During two Board of Education meetings in March and May 2012, the demise of the Walsh Intermediate School (WIS) reputation began. A small group of parents complained about the open space arrangement they felt affected students’ ability to learn. Anecdotal reports cited that sound tended to travel, so teachers and students could hear other teachers. Some testing suggested adding sound dampening materials. The complaints persisted; the reputation of our middle school as a good school declined. Short-term effects were negligible, but the long-term effects may have led to Branford’s most expensive capital expenditure.

That “sound evidence” has haunted WIS for years while having any negative incident wrapped in. Our direction now is renovating at a cost of $88 million—an impressive figure.

Peter Jackson, a Branford architect and a friend who has worked on school building projects, stated that WIS is at around 56 percent of student capacity and the physical condition is excellent; it lacks only a systematic re-organization of a floor plan and contains a much greater area than is necessary. He concludes a year of inconvenience would be preferable to a wasteful, extreme expenditure.

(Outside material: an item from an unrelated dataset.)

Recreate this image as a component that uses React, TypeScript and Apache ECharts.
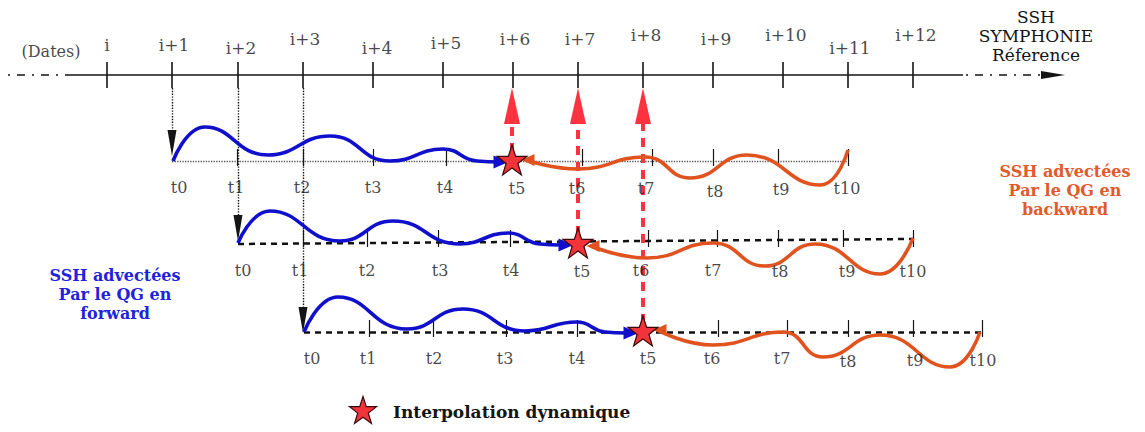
import React, { useEffect, useRef } from 'react';
import * as echarts from 'echarts';

const W = 1145;
const H = 432;
const SERIF = '"DejaVu Serif", "Liberation Serif", serif';

// ---- top date axis ----
const dateLabels = ['i', 'i+1', 'i+2', 'i+3', 'i+4', 'i+5', 'i+6', 'i+7', 'i+8', 'i+9', 'i+10', 'i+11', 'i+12'];
const dateTickX = [107, 172, 238, 303, 373, 443, 513, 578, 643, 713, 783, 848, 913];
const dateLabelX = [107, 174, 241, 305, 377, 446, 515, 580, 646, 716, 786, 850, 916];
const dateLabelY = [45, 45, 48, 39, 48, 43, 39, 39, 35, 39, 35, 48, 35];
const axisY = 75;

// ---- rows (t0..t10) ----
const tLabels = ['t0', 't1', 't2', 't3', 't4', 't5', 't6', 't7', 't8', 't9', 't10'];
const rowBaseY = [161, 242, 332];
const rowStartX = [172, 238, 304];
const rowEndX = [848, 913, 982];
const row1TickX = [237, 303, 373, 446, 582, 652, 713, 778, 848];
const row2TickX = [303, 367, 438, 510, 648, 717, 778, 843, 913];
const row3TickX = [369, 433, 506, 577, 718, 787, 848, 913, 982];
const row1LabelX = [179, 236, 302, 373, 445, 517, 577, 646, 715, 781, 847];
const row1LabelY = [187, 187, 187, 187, 187, 188, 188, 188, 191, 189, 188];
const row2LabelX = [243, 300, 367, 440, 511, 582, 641, 713, 780, 847, 913];
const row2LabelY = [270, 270, 270, 270, 270, 271, 270, 270, 271, 271, 271];
const row3LabelX = [312, 368, 434, 505, 577, 648, 712, 782, 848, 915, 983];
const row3LabelY = [358, 358, 358, 358, 358, 358, 358, 358, 361, 360, 360];

// ---- advected SSH curves (extrema) ----
const blueRow1 = [[173,161],[205,127],[268,155],[330,136],[390,161],[443,149],[477,161],[500,162]];
const orangeRow1 = [[526,160],[578,169],[645,157],[690,178],[747,155],[820,185],[848,150]];
const blueRow2 = [[238,243],[270,211],[340,241],[393,221],[460,244],[508,233],[540,244],[561,245]];
const orangeRow2 = [[591,246],[647,258],[713,243],[765,266],[815,244],[880,274],[913,238]];
const blueRow3 = [[304,332],[338,297],[407,329],[463,309],[525,331],[577,322],[605,332],[626,333]];
const orangeRow3 = [[657,330],[713,345],[783,332],[823,357],[880,335],[950,367],[980,332]];

// ---- interpolation points (stars) ----
const starX = [512, 578, 643];
const starY = [160, 243, 331];

const legendText = 'Interpolation dynamique';
const forwardText = 'SSH advectées\nPar le QG en\nforward';
const backwardText = 'SSH advectées\nPar le QG en\nbackward';
const refText = 'SSH\nSYMPHONIE\nRéference';

const STAR = 'path://M50,2 L61.5,36 L97,36 L68.5,57.5 L79.5,92 L50,71 L20.5,92 L31.5,57.5 L3,36 L38.5,36 Z';
const BLUE = '#1010cc';
const ORANGE = '#e0531f';
const RED = '#ff3340';
const INK = '#151515';

function seg(x1: number, y1: number, x2: number, y2: number) {
  return { coords: [[x1, y1], [x2, y2]] };
}

function curve(data: number[][], color: string) {
  return {
    type: 'line', data, smooth: 0.5, symbol: 'none', z: 5,
    lineStyle: { color, width: 3.6 }, silent: true,
  };
}

function labels(names: string[], xs: number[], ys: number[], size: number, extra: any = {}) {
  return {
    type: 'scatter', symbolSize: 1, itemStyle: { color: 'transparent' }, z: 8, silent: true,
    data: names.map((n, k) => ({ name: n, value: [xs[k], ys[k]] })),
    label: { show: true, position: 'inside', formatter: '{b}', color: INK, fontSize: size, fontFamily: SERIF, ...extra },
  };
}

function tri(points: number[][], rotate: number, size: number[], color: string, z = 6) {
  return {
    type: 'scatter', symbol: 'triangle', symbolSize: size, symbolRotate: rotate, z, silent: true,
    itemStyle: { color, opacity: 1 }, data: points,
  };
}

export default function App() {
  const ref = useRef<HTMLDivElement>(null);
  useEffect(() => {
    if (!ref.current) return;
    const chart = echarts.init(ref.current, undefined, { renderer: 'svg' });

    const rowsTicks = [row1TickX, row2TickX, row3TickX];
    const tickSegs: any[] = [];
    rowsTicks.forEach((xs, r) => xs.forEach((x) => tickSegs.push(seg(x, rowBaseY[r] - 12, x, rowBaseY[r] + 5))));
    const dateSegs = dateTickX.map((x) => seg(x, axisY - 13, x, axisY + 13));

    const series: any[] = [
      // main date axis
      { type: 'lines', coordinateSystem: 'cartesian2d', silent: true, z: 2,
        lineStyle: { color: INK, width: 1.6, opacity: 1 },
        data: [seg(70, axisY, 963, axisY), ...dateSegs] },
      { type: 'lines', coordinateSystem: 'cartesian2d', silent: true, z: 2,
        lineStyle: { color: INK, width: 1.6, opacity: 1, type: [2, 7, 8, 7] },
        data: [seg(8, axisY, 70, axisY), seg(966, axisY, 1042, axisY)] },
      tri([[1053, axisY]], -90, [8, 24], INK),
      // black dotted drops
      { type: 'lines', coordinateSystem: 'cartesian2d', silent: true, z: 2,
        lineStyle: { color: INK, width: 1.4, opacity: 1, type: 'dotted' },
        data: [seg(172, axisY + 13, 172, 135), seg(238, axisY + 13, 238, 215), seg(303, axisY + 13, 303, 308)] },
      tri([[172, 143], [238, 228], [303, 320]], 180, [9, 26], INK, 4),
      // row baselines
      { type: 'lines', coordinateSystem: 'cartesian2d', silent: true, z: 2,
        lineStyle: { color: '#555', width: 1.3, opacity: 1, type: 'dotted' },
        data: [seg(rowStartX[0], rowBaseY[0], rowEndX[0], rowBaseY[0])] },
      { type: 'lines', coordinateSystem: 'cartesian2d', silent: true, z: 2,
        lineStyle: { color: '#111', width: 2.5, opacity: 1, type: [6, 5] },
        data: [seg(rowStartX[1], rowBaseY[1] + 2, rowEndX[1], rowBaseY[1] - 3), seg(rowStartX[2], rowBaseY[2], rowEndX[2], rowBaseY[2])] },
      { type: 'lines', coordinateSystem: 'cartesian2d', silent: true, z: 3,
        lineStyle: { color: INK, width: 1.2, opacity: 1 }, data: tickSegs },
      // red dashed interpolation arrows
      { type: 'lines', coordinateSystem: 'cartesian2d', silent: true, z: 3,
        lineStyle: { color: RED, width: 4, opacity: 1, type: [9, 7] },
        data: starX.map((x, k) => seg(x, starY[k] - 8, x, 122)) },
      tri(starX.map((x) => [x, 106]), 0, [16, 36], RED, 6),
      // curves
      curve(blueRow1, BLUE), curve(blueRow2, BLUE), curve(blueRow3, BLUE),
      curve(orangeRow1, ORANGE), curve(orangeRow2, ORANGE), curve(orangeRow3, ORANGE),
      tri([[501, 162], [566, 245], [631, 333]], -90, [13, 15], BLUE, 6),
      tri([[528, 160], [593, 246], [660, 330]], 90, [12, 13], ORANGE, 6),
      // stars
      { type: 'scatter', symbol: STAR, symbolSize: 30, z: 9, silent: true,
        itemStyle: { color: '#f2333a', borderColor: '#3a0a0a', borderWidth: 1.2, opacity: 1 },
        data: starX.map((x, k) => [x, starY[k]]) },
      // legend star
      { type: 'scatter', symbol: STAR, symbolSize: 27, z: 9, silent: true,
        itemStyle: { color: '#f2333a', borderColor: '#3a0a0a', borderWidth: 1.2, opacity: 1 },
        data: [[363, 410]] },
      // texts
      labels(dateLabels, dateLabelX, dateLabelY, 17),
      labels(['(Dates)'], [51], [51], 16),
      labels(tLabels, row1LabelX, row1LabelY, 16),
      labels(tLabels, row2LabelX, row2LabelY, 16),
      labels(tLabels, row3LabelX, row3LabelY, 16),
    ];

    chart.setOption({
      animation: false,
      backgroundColor: '#ffffff',
      grid: { left: 0, right: 0, top: 0, bottom: 0, containLabel: false },
      xAxis: { type: 'value', min: 0, max: W, show: false },
      yAxis: { type: 'value', min: 0, max: H, inverse: true, show: false },
      series,
      graphic: [
        { type: 'text', x: 1036, y: 36, z: 10, silent: true,
          style: { text: refText, fill: INK, font: `17px ${SERIF}`, align: 'center', verticalAlign: 'middle', lineHeight: 19 } },
        { type: 'text', x: 115, y: 294, z: 10, silent: true,
          style: { text: forwardText, fill: '#2222dc', font: `bold 16px ${SERIF}`, align: 'center', verticalAlign: 'middle', lineHeight: 19 } },
        { type: 'text', x: 1065, y: 190, z: 10, silent: true,
          style: { text: backwardText, fill: '#e05a2c', font: `bold 16px ${SERIF}`, align: 'center', verticalAlign: 'middle', lineHeight: 19 } },
        { type: 'text', x: 393, y: 412, z: 10, silent: true,
          style: { text: legendText, fill: INK, font: `bold 17px ${SERIF}`, align: 'left', verticalAlign: 'middle' } },
      ],
    });
    return () => chart.dispose();
  }, []);
  return <div ref={ref} style={{ position: 'fixed', left: 0, top: 0, width: W, height: H, background: '#fff' }} />;
}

WIS functions as well as any Branford school. The present renovation funding assumes state monies. Connecticut is beyond broke. Contributions from the state are questionable. Branford’s taxpayers should not be liable for replacing expected state funding. We had a tax increase this year. Bonding those funds will still penalize taxpayers one way or another. Cost-effective alternatives need consideration and perhaps rethinking.

Question to consider: Has there been statistically significant dips of WIS student educational outcomes relative to other Branford schools? No, that has not happened. WIS is a fine school.